-- Start --

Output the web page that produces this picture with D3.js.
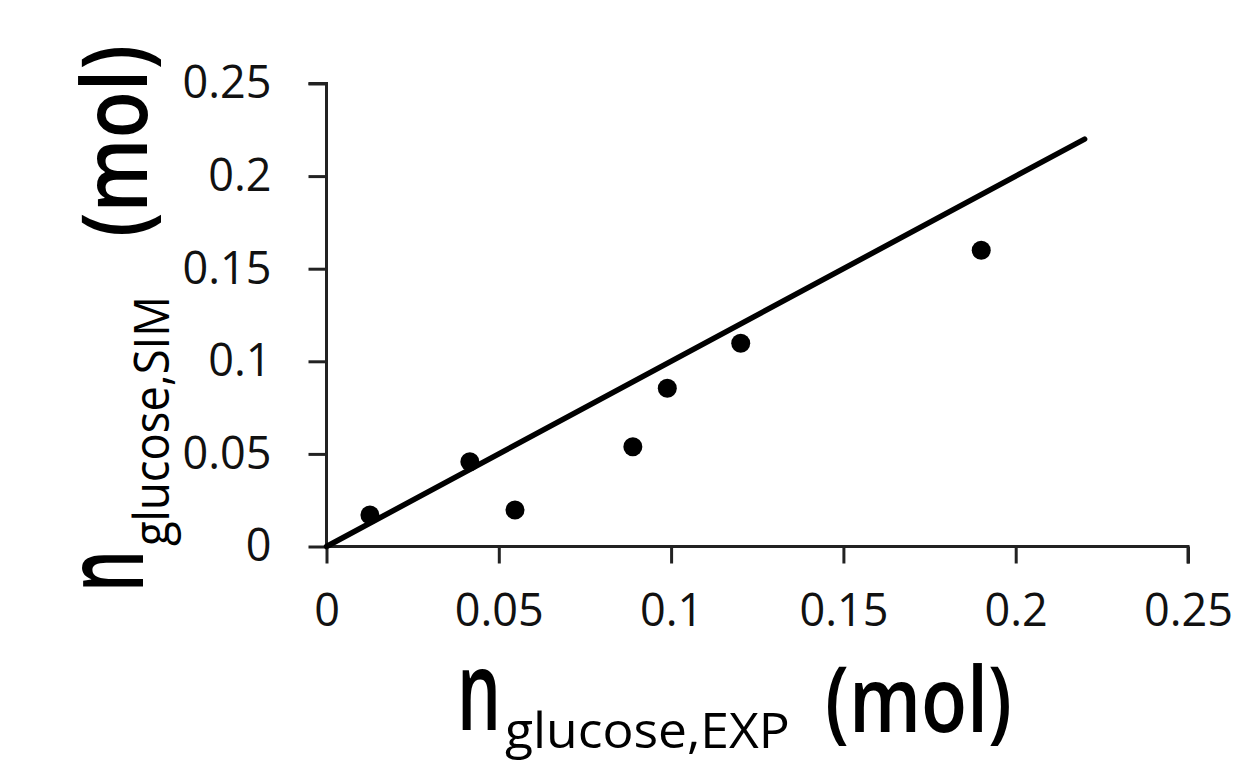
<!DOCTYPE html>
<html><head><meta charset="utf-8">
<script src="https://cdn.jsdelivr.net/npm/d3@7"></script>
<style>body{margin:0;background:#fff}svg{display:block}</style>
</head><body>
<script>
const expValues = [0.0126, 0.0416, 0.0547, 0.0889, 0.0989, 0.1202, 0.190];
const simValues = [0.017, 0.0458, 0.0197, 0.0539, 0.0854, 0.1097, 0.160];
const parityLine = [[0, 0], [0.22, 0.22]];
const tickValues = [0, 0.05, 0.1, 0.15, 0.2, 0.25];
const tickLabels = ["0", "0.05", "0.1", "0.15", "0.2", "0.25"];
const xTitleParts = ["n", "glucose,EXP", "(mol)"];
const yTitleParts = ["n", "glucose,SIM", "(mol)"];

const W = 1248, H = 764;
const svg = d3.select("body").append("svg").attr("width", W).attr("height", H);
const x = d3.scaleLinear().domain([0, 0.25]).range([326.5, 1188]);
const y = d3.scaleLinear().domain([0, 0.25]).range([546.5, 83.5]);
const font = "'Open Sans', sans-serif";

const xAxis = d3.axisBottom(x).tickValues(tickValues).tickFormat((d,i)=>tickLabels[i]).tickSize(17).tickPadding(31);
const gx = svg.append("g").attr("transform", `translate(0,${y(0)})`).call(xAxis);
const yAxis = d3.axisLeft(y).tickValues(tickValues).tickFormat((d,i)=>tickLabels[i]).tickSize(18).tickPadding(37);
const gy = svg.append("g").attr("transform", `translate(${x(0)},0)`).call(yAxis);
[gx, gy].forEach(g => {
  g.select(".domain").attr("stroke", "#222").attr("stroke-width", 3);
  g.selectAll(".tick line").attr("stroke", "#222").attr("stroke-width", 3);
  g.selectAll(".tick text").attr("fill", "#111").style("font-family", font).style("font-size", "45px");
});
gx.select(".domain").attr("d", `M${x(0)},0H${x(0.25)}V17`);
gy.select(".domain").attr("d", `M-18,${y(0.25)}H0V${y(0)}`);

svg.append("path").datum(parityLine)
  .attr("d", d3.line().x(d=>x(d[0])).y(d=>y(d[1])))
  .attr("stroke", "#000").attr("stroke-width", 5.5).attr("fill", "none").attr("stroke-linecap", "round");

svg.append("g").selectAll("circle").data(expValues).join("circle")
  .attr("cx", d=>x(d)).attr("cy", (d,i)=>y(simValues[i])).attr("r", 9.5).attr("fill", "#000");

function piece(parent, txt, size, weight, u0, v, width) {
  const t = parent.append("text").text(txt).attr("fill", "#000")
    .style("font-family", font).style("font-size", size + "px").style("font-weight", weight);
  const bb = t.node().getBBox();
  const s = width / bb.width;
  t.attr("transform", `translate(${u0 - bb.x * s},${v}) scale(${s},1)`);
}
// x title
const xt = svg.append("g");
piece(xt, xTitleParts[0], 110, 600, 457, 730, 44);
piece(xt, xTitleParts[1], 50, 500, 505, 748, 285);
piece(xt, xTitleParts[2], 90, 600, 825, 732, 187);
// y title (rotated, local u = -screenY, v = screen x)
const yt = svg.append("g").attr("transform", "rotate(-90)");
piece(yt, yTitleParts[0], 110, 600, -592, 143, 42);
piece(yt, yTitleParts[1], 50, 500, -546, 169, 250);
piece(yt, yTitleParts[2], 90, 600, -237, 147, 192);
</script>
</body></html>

-- End --

Written exercise: Quote the listing above in full, except for the pictures.

Task response:
Output the web page that produces this picture with D3.js.
<!DOCTYPE html>
<html><head><meta charset="utf-8">
<script src="https://cdn.jsdelivr.net/npm/d3@7"></script>
<style>body{margin:0;background:#fff}svg{display:block}</style>
</head><body>
<script>
const expValues = [0.0126, 0.0416, 0.0547, 0.0889, 0.0989, 0.1202, 0.190];
const simValues = [0.017, 0.0458, 0.0197, 0.0539, 0.0854, 0.1097, 0.160];
const parityLine = [[0, 0], [0.22, 0.22]];
const tickValues = [0, 0.05, 0.1, 0.15, 0.2, 0.25];
const tickLabels = ["0", "0.05", "0.1", "0.15", "0.2", "0.25"];
const xTitleParts = ["n", "glucose,EXP", "(mol)"];
const yTitleParts = ["n", "glucose,SIM", "(mol)"];

const W = 1248, H = 764;
const svg = d3.select("body").append("svg").attr("width", W).attr("height", H);
const x = d3.scaleLinear().domain([0, 0.25]).range([326.5, 1188]);
const y = d3.scaleLinear().domain([0, 0.25]).range([546.5, 83.5]);
const font = "'Open Sans', sans-serif";

const xAxis = d3.axisBottom(x).tickValues(tickValues).tickFormat((d,i)=>tickLabels[i]).tickSize(17).tickPadding(31);
const gx = svg.append("g").attr("transform", `translate(0,${y(0)})`).call(xAxis);
const yAxis = d3.axisLeft(y).tickValues(tickValues).tickFormat((d,i)=>tickLabels[i]).tickSize(18).tickPadding(37);
const gy = svg.append("g").attr("transform", `translate(${x(0)},0)`).call(yAxis);
[gx, gy].forEach(g => {
  g.select(".domain").attr("stroke", "#222").attr("stroke-width", 3);
  g.selectAll(".tick line").attr("stroke", "#222").attr("stroke-width", 3);
  g.selectAll(".tick text").attr("fill", "#111").style("font-family", font).style("font-size", "45px");
});
gx.select(".domain").attr("d", `M${x(0)},0H${x(0.25)}V17`);
gy.select(".domain").attr("d", `M-18,${y(0.25)}H0V${y(0)}`);

svg.append("path").datum(parityLine)
  .attr("d", d3.line().x(d=>x(d[0])).y(d=>y(d[1])))
  .attr("stroke", "#000").attr("stroke-width", 5.5).attr("fill", "none").attr("stroke-linecap", "round");

svg.append("g").selectAll("circle").data(expValues).join("circle")
  .attr("cx", d=>x(d)).attr("cy", (d,i)=>y(simValues[i])).attr("r", 9.5).attr("fill", "#000");

function piece(parent, txt, size, weight, u0, v, width) {
  const t = parent.append("text").text(txt).attr("fill", "#000")
    .style("font-family", font).style("font-size", size + "px").style("font-weight", weight);
  const bb = t.node().getBBox();
  const s = width / bb.width;
  t.attr("transform", `translate(${u0 - bb.x * s},${v}) scale(${s},1)`);
}
// x title
const xt = svg.append("g");
piece(xt, xTitleParts[0], 110, 600, 457, 730, 44);
piece(xt, xTitleParts[1], 50, 500, 505, 748, 285);
piece(xt, xTitleParts[2], 90, 600, 825, 732, 187);
// y title (rotated, local u = -screenY, v = screen x)
const yt = svg.append("g").attr("transform", "rotate(-90)");
piece(yt, yTitleParts[0], 110, 600, -592, 143, 42);
piece(yt, yTitleParts[1], 50, 500, -546, 169, 250);
piece(yt, yTitleParts[2], 90, 600, -237, 147, 192);
</script>
</body></html>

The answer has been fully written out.